Germany, Europe's biggest centre of car production and home to diesel-engine giant Volkswagen (VOWG_p.DE), stands to lose most from the proposal to revise the rules for minimum fuel tax levels across the European Union.
Carmakers say that, if implemented, the change will end diesel's price advantage over petrol and sap demand for vehicles that use it.
"The car lobby is resisting, making arguments this will lead to an increase of tax on diesel versus petrol," Algirdas Semeta, the European commissioner in charge of taxation policy, told Reuters in an interview on Monday.
"It (EU tax) will not lead to a dramatic change as is painted by the car industry," said the commissioner, a former Lithuanian finance minister. "The use of diesel will not reduce but stabilise.
"We propose very generous transitional periods.
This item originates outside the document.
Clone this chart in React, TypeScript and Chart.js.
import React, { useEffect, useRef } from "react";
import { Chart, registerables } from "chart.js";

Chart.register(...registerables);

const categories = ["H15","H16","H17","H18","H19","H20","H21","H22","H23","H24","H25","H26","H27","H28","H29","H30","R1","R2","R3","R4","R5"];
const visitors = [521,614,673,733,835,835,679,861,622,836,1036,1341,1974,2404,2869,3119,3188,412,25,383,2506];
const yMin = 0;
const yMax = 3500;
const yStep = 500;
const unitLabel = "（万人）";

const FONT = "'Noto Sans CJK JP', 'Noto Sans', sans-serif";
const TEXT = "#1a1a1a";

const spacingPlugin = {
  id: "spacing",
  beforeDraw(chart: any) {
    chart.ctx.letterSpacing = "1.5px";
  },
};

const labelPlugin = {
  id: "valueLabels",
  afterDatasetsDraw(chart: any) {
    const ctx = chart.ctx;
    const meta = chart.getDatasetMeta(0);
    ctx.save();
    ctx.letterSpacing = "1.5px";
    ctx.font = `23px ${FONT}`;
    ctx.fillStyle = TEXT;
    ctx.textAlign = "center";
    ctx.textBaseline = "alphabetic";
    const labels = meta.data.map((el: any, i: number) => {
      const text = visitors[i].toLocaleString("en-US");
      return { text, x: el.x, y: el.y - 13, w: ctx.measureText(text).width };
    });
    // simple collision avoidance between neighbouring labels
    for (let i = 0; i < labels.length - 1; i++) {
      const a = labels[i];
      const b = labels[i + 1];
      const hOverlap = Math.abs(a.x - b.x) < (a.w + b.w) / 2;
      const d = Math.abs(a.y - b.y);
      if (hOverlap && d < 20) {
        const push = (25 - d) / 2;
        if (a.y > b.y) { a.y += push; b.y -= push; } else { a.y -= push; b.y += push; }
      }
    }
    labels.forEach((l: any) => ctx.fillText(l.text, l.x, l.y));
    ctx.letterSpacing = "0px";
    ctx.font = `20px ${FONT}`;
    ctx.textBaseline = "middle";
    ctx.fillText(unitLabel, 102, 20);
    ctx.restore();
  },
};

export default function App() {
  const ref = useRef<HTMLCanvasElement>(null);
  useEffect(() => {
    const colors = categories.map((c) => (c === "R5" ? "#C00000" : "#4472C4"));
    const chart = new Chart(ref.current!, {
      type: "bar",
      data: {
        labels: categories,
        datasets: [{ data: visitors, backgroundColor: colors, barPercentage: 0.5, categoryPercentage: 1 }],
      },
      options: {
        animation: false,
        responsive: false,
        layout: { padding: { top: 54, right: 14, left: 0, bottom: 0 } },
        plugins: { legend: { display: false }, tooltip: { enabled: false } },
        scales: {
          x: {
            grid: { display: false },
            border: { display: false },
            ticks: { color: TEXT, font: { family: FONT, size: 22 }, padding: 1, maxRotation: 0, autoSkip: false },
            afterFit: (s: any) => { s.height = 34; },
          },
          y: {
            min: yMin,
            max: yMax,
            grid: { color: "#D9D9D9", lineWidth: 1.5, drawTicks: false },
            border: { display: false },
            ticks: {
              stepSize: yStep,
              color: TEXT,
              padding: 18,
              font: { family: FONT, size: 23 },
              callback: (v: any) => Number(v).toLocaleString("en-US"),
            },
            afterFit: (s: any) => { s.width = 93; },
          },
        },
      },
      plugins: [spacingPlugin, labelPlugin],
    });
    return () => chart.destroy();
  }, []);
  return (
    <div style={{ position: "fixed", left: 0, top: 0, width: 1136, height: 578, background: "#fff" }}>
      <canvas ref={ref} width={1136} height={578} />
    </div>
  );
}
The directive will fully enter into force in 2023," said Semeta, adding new engines normally take five to seven years to develop.
Finance ministers from the EU's 27 countries are expected to examine the plan, drawn up by the European Commission, when they meet next month.
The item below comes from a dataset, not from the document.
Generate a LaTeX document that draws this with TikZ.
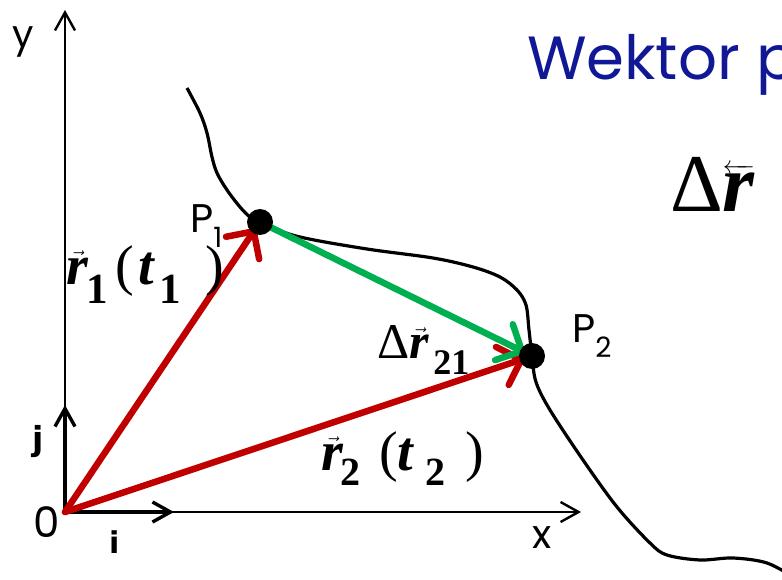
\documentclass[tikz,border=0pt]{standalone}
\usepackage{fontspec}
\usepackage{amsmath}
\usetikzlibrary{arrows.meta}
\newfontfamily\tms{Liberation Serif}
\newfontfamily\gth{Poppins}
\newfontfamily\djv{DejaVu Sans}
\definecolor{vred}{RGB}{192,0,0}
\definecolor{vgreen}{RGB}{0,176,80}
\definecolor{tblue}{RGB}{16,24,150}
\newcommand\myvr{$\vec{\text{\bfseries\itshape r}}$}
\newcommand\mysub[3]{\raisebox{-#2}{\fontsize{#1}{#1}\selectfont\bfseries #3}}
\newcommand\pc[2]{\makebox[#1][l]{#2}}
\begin{document}
\begin{tikzpicture}[x=1pt,y=-1pt,
  axis/.style={line width=2.4pt,-{Straight Barb[length=18pt,width=20pt]}},
  unitvec/.style={line width=3.4pt,-{Straight Barb[length=18pt,width=20pt]}},
  disp/.style={line width=6.5pt,line cap=round,-{Straight Barb[length=20pt,width=40pt,round]}},
  dot/.style={circle,fill=black,inner sep=0pt,minimum size=26pt},
  trajectory/.style={line width=3.2pt},
  lbl/.style={inner sep=0pt,anchor=base west}]
\useasboundingbox (0,0) rectangle (782,580);
\clip (0,0) rectangle (782,580);
\coordinate (O) at (65,512);
\coordinate (ytip) at (65,10);
\coordinate (xtip) at (581,512);
\coordinate (jtip) at (65,405);
\coordinate (itip) at (174,512);
\coordinate (c1) at (260,222);
\coordinate (c2) at (532,356);
% axes and unit vectors
\draw[axis] (O) -- (ytip);
\draw[axis] (O) -- (xtip);
\draw[unitvec] (O) -- (jtip);
\draw[unitvec] (O) -- (itip);
% trajectory
\draw[trajectory] plot[smooth,tension=0.55] coordinates {
 (187,88) (200,113) (207,133) (212,157) (217,173) (227,190) (240,207) (250,217)
 (262,224) (300,237) (367,249) (433,258) (473,267) (500,277) (517,290)
 (526,305) (529,330) (532,356) (536,382) (550,410) (583,460) (617,507)
 (650,543) (667,555) (700,560) (733,558) (767,563) (795,578)};
% position and displacement vectors
\draw[disp,vred,shorten >=8pt] (O) -- (c1);
\draw[disp,vred,shorten >=8pt] (O) -- (c2);
\draw[disp,vgreen,shorten >=8pt,shorten <=4pt] (c1) -- (c2);
\node[dot] (P1) at (c1) {};
\node[dot] (P2) at (c2) {};
% texts
\node[lbl,text=tblue] (title) at (527,80) {\gth\fontsize{61}{61}\selectfont Wektor p};
\node[lbl] (dr) at (670,212) {\tms\fontsize{82}{82}\selectfont Δ$\overleftarrow{\text{\bfseries\itshape r}}$};
\node[lbl] (r1) at (66,284) {\tms\fontsize{56}{56}\selectfont
  \pc{20pt}{\myvr}\pc{29pt}{\mysub{43}{19pt}{1}}\pc{23pt}{(}\pc{21pt}{\bfseries\itshape t}\pc{46pt}{\mysub{43}{19pt}{1}})};
\node[lbl] (r2) at (321,470) {\tms\fontsize{56}{56}\selectfont
  \pc{19pt}{\myvr}\pc{39pt}{\mysub{40}{15pt}{2}}\pc{18pt}{(}\pc{28pt}{\bfseries\itshape t}\pc{40pt}{\mysub{40}{15pt}{2}})};
\node[lbl] (dr21) at (377,358) {\tms\fontsize{50}{50}\selectfont Δ\pc{24pt}{\myvr}\mysub{36}{16pt}{21}};
\node[lbl] (p1lab) at (190,233) {\gth\fontsize{40}{40}\selectfont P\raisebox{-15pt}{\fontsize{28}{28}\selectfont 1}};
\node[lbl] (p2lab) at (572,342) {\gth\fontsize{40}{40}\selectfont P\raisebox{-15pt}{\fontsize{28}{28}\selectfont 2}};
\node[lbl] (ylab) at (12,48) {\gth\fontsize{38}{38}\selectfont y};
\node[lbl] (olab) at (33,537) {\gth\fontsize{42}{42}\selectfont 0};
\node[lbl] (xlab) at (532,548) {\gth\fontsize{40}{40}\selectfont x};
\node[lbl] (jlab) at (32,450) {\djv\bfseries\fontsize{33}{33}\selectfont j};
\node[lbl] (ilab) at (109,553) {\djv\bfseries\fontsize{30}{30}\selectfont i};
\end{tikzpicture}
\end{document}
Semeta also outlined the advantages of the tax scheme, which he said could spur economic growth and help to tackle an imbalance in the EU refining industry.
Fuel suppliers often have to import diesel and export surplus gasoline, sometimes at a loss.
He said the proposal sought to "neutralise" tax advantages given to some fuels as well as to reflect their carbon emissions and energy content.
"We propose to neutralise the tax on various types of fuels and let them compete on their merits rather than tax subsidies."
For now, fuel is taxed on the basis of volume, and diesel is cheaper than petrol in nearly all EU states, with Britain a notable exception.
Semeta said studies by the European Commission, projecting consumption to 2030, found that diesel use would not fall, but stabilise at the level of 59 percent if the proposal became law. Otherwise, diesel use would grow to 64 percent.
Since a litre of diesel contains more energy and more carbon than a litre of gasoline, minimum tax rates per litre of diesel should eventually be higher than for gasoline.
But Semeta said if countries particularly wanted to stop diesel prices from rising, they had flexibility as many EU states taxed both diesel and gasoline at above the minimum rate.
"If member states don't want to raise the price of diesel, they could keep taxes level with where they are today, but they would have to cut the tax for petrol because this law is about fairly aligning all fuels," he said.
Semeta also sought to rally support for a tax on financial transactions, a proposal drawn up by the European Commission that is strongly backed by France and Germany but opposed in equal measure by Britain.
London is concerned the levy, which Semeta said could raise 57 billion euros ($72.8 billion), will damage its financial services sector, which accounts for almost a tenth of its economy.
The economist said public support for the measure was high after banks received 4.6 trillion euros of aid throughout the financial crisis.
"Our citizens have a legitimate expectation that this amount will be paid back, sooner or later," he said. "More than two thirds of EU citizens support the proposal."
Semeta raised the prospect of widening sales tax to banking, saying the sector's exemption from the charge cost countries more than 18 billion euros in lost revenue. "This under-taxation has to be addressed."
Although the European Commission can make proposals for taxes in the EU, countries in the union are reluctant to surrender national control over such decisions.
To introduce a levy such as a tax on financial transactions across all 27 member states would require unanimous agreement. This is often impossible, which leaves the option of a smaller group going it alone with a scaled down scheme.